La Iglesia Católica clama contra la legalización de las drogas


Nada humano resulta ajeno a la Iglesia Católica Apostólica y Romana. Y, lógicamente, tampoco los asuntos relacionados con drogas, en los que también la Iglesia quiere decir la última y sacra palabra. Así, el Pontificio Consejo para la Pastoral de la Salud, ha elaborado un informe en el que da a conocer a los gobiernos del mundo mundial su posición firme, decidida y militante a favor del prohibicionismo más extremo. El arzobispo mexicano Javier Lozano Barragán lo dejó bien claro durante la presentación del documento: ni legalizar, ni despenalizar, ni nada de nada. El Vaticano considera que cualquier uso de drogas es incompatible con la moral cristiana. Por ello, los gobiernos no deben tolerar ni el más mínimo avance liberalizador, ni siquiera en lo que se refiere a las “drogas blandas”. La droga es hoy “la campanilla de alarma del eclipse de una sociedad”. Ni más ni menos. La incompatibilidad moral entre el uso de drogas y el cristianismo no se hace extensiva, claro está, al vino de misa, transustanciado mágicamente en carne de Cristo, y, ya puestos, tampoco al resto de drogas legales: uno puede tomarse un valium sin que su moral cristiana se resienta, pero un canuto, claro, es inmoral a más no poder.

La frase más bonita y profunda de la presentación del informe es la que enunció su coautor, el prelado español José Luis Redrado: "La droga es un sustituto de la religión en un mundo secularizado y vacío en el que los jóvenes tienen ansia de infinito". Alineados con Marx, en su clásico “la religión es el opio del pueblo” en la comparación de la religiosidad con el uso de drogas, los sacerdotes piden que las aguas vuelvan a su divino cauce, para que la marihuana o las pastillas no les quiten fieles: nada de sucedáneos psicotrópicos, hay que volver al tradicionalismo católico si se quiere vencer el “ansia de infinito”. La religión es un adormecedor legítimo, no así los opiáceos.

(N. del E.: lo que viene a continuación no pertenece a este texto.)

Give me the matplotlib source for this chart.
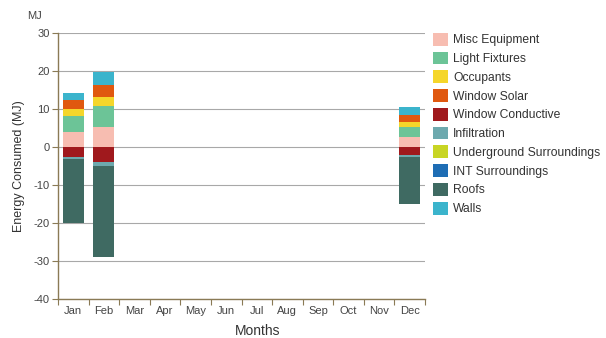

Los autores del estudio, que han tardado cinco años en perpetrarlo, resumen sus esfuerzos doctrinales con una ocurrente y profundísima frase del Santo Padre: “La droga no se vence con la droga”. Según ellos, en cambio, nuestra cultura trata las drogas con frivolidad y “defiende la libertad de usarlas”. ¿Quién tiene la culpa? Para estos talibanes del catolicismo, las culpas hay que repartirlas a diestro y siniestro: el cine, la música, los medios de comunicación; la información libre, en una palabra. A través de estos canales, nos dicen, se difunde el falso concepto de que el propio cuerpo es un bien del que uno puede disponer libremente. Nada más falso, dado que, ya se sabe, el cuerpo es de Dios y sólo Él, o sus enviados en la tierra, pueden disponer de él.

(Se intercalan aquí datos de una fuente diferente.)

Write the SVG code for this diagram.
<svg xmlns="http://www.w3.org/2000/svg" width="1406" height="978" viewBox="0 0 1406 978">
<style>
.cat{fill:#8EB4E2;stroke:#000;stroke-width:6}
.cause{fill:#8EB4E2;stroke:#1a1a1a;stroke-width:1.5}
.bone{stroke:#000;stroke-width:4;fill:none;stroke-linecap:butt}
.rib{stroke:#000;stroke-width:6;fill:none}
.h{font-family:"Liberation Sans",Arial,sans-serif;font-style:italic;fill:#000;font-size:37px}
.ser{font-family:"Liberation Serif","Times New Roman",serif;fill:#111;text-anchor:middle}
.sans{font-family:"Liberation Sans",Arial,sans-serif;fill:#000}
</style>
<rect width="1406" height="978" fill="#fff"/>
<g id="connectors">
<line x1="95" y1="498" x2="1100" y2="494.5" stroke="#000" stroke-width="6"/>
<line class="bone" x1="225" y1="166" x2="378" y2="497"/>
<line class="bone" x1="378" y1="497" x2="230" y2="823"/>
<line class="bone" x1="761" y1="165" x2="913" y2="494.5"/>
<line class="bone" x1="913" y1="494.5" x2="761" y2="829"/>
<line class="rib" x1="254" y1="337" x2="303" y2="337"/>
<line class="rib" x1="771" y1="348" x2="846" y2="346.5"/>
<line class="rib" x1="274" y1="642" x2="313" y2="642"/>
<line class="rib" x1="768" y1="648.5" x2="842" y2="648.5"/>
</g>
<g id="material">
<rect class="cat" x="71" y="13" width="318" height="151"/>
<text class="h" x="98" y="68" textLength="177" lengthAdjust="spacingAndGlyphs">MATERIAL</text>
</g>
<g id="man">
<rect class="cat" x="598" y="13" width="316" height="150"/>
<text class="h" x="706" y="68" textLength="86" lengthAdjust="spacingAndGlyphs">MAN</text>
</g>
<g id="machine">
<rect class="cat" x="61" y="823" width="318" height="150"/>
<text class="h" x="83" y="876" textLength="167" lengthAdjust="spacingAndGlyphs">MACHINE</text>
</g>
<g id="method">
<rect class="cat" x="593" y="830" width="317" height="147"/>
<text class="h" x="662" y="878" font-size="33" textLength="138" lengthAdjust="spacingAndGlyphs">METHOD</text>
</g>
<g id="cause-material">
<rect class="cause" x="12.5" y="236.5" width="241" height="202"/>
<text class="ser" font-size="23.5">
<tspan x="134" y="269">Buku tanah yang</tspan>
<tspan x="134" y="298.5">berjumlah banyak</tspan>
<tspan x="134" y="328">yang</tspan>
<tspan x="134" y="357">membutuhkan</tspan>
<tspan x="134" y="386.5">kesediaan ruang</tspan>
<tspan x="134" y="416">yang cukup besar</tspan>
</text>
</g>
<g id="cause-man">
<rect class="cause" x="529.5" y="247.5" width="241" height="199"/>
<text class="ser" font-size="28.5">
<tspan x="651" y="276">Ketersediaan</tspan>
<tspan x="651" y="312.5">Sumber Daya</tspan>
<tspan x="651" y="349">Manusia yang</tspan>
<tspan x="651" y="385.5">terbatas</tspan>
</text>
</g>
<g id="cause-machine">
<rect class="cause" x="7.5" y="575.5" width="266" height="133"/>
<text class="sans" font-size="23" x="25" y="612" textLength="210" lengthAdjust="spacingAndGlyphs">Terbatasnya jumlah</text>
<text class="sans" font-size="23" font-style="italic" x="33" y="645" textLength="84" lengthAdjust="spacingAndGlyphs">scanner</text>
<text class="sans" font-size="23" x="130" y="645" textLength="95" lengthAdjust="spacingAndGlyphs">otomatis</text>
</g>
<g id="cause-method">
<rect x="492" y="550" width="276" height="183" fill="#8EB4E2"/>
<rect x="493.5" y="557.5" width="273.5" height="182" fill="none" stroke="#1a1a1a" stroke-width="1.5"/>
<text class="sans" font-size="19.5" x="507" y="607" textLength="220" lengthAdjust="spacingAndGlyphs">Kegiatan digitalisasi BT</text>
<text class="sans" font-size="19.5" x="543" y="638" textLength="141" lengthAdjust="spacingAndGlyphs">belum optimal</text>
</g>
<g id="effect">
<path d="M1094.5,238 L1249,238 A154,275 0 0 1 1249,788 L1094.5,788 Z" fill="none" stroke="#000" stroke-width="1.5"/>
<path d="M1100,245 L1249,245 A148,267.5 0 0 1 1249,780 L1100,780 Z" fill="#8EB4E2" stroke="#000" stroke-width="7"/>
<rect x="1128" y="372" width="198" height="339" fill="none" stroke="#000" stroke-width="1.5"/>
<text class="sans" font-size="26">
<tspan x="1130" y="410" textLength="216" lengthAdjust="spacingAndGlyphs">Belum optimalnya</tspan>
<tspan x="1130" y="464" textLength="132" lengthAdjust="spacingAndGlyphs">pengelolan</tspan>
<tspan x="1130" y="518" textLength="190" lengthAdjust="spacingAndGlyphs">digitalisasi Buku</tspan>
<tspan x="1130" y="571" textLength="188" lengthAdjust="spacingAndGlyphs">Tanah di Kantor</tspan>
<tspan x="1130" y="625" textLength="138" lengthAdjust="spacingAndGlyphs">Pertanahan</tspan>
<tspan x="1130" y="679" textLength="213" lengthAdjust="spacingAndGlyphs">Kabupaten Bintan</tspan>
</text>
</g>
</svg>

Estas posiciones clericales son coherentes, sin embargo, con el origen moral de la prohibición: la necesidad de tabuar determinadas sustancias porque sus efectos pueden alejarnos de Dios. Históricamente ha sido así: los chamanes, sacerdotes y curanderos varios han pretendido monopolizar las sustancias psicoactivas restringiendo unas para sus usos sacramentales, administradas de manera ritual, y demonizando otras a las que se atribuían todo género de males, así como la capacidad de embrutecer al ser humano. Ahora, al respaldar la prohibición a rajatabla, el Vaticano se posiciona donde ha estado siempre: en contra del uso responsable de la libertad individual, y alineada con quienes quieren imponer tutelas paternalistas a los adultos, sean o no creyentes de sus mitologías.